Women are under siege. Every woman everywhere is more vulnerable when 200 girls can simply be snatched from school. But this should not be the reason we seek to liberate these girls. We must liberate them because they are our girls. Our girls.
And this is all why I am not Charlie.
I am a Culture Worker. Despite my grief in the wake of the murders at the Charlie Hebdo offices, I also felt body-shaking rage as violent, racist images of Black and Brown people produced by Charlie Hebdo scrolled on my feeds in the wake of the attacks. Drawn with the supposed intent to dismantle systems of thought that foment resentment, fear and hate, these vile images only supported them.
But they do more than that. Exaggerated Features, stereotypical language, even tails: These cartoons will never help bridge the spaces that divide us. Instead, they dehumanize people like me, and, like the images of Brute Negroes and Sapphire Jezebels that were recycled from the plantation era to dispossess Black men, women and children of their very humanity during the era of mass policing and incarceration of the late 20th and early 21st centuries; these Charlie Hebdo cartoons dehumanize people of African and Middle Eastern descent. Iterations of Black and Brown people as monkeys also prevent white people from fully expressing their own humanity.
Because people of color are not presented as fully human, the drive to partner, ally and invest creative power in coalition-building is diminished. Because of these kinds of images, love is diminished. The gaps between us widen. Instead of simply helping where help is needed, white people must take great cognitive, emotional and spiritual leaps across those gaps to fully utilize the incredible resources of The West and engage in direct action.
Of course, even when white people are not making those leaps, people of color are already mobilized. Movements to achieve true liberation already exist. But silence disables marginalized peoples. "The West" does not hear us, even when we are neighbors, crying out across the town square. These gaps, these spaces that have not been bridged, enable the terror that strikes tiny communities in Nigeria and tiny offices in France. These gaps enable the same terror that strikes Black children in urban America to strike white children in the suburbs.
These dangerous images that perpetuate lies get into everyone's heads, get into us. Those victims of the Charlie Hebdo offices should be alive. No one should die for images, even vile ones.
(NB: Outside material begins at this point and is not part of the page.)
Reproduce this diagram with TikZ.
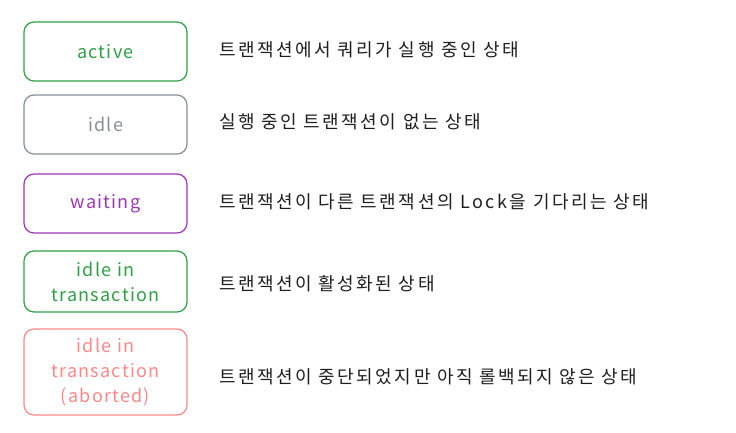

But, let's be clear: Whole nations should not be degraded just to get a laugh.
Laughter is a privilege.
I am a Citizen of the World. I am a Black woman, a New Yorker with certain privileges, a writer who also teaches, born and raised in The West. Multiple identities intersect in me. As I consider the many more ways I am apt to self-identify, I feel myself connecting to others with similar and different identities, and I feel more intimately connected to them. This intimacy makes me feel more human. I would like all of us to acknowledge, to deeply feel, this humanity.
This humanity is funky. The feet of this humanity are cracked and brown and bare to the earth. This is not the humanity of Opi-polished toes. This is the humanity of trek and march and pound and pound and pound the earth. This humanity is not airbrushed. This humanity is fresh air.
This is our humanity. If a child cries in Newark or Newtown, deep in Chibok or near the Champs Elysees, this child is crying for us to summon our humanity and protect her. We are all intersectional. Feel the lines of humanity zing through you. Resist images and ideas that fuel distrust and despair. Light the path to recovery.
So many chose to be Charlie; but I am crying out, choose to be our children instead.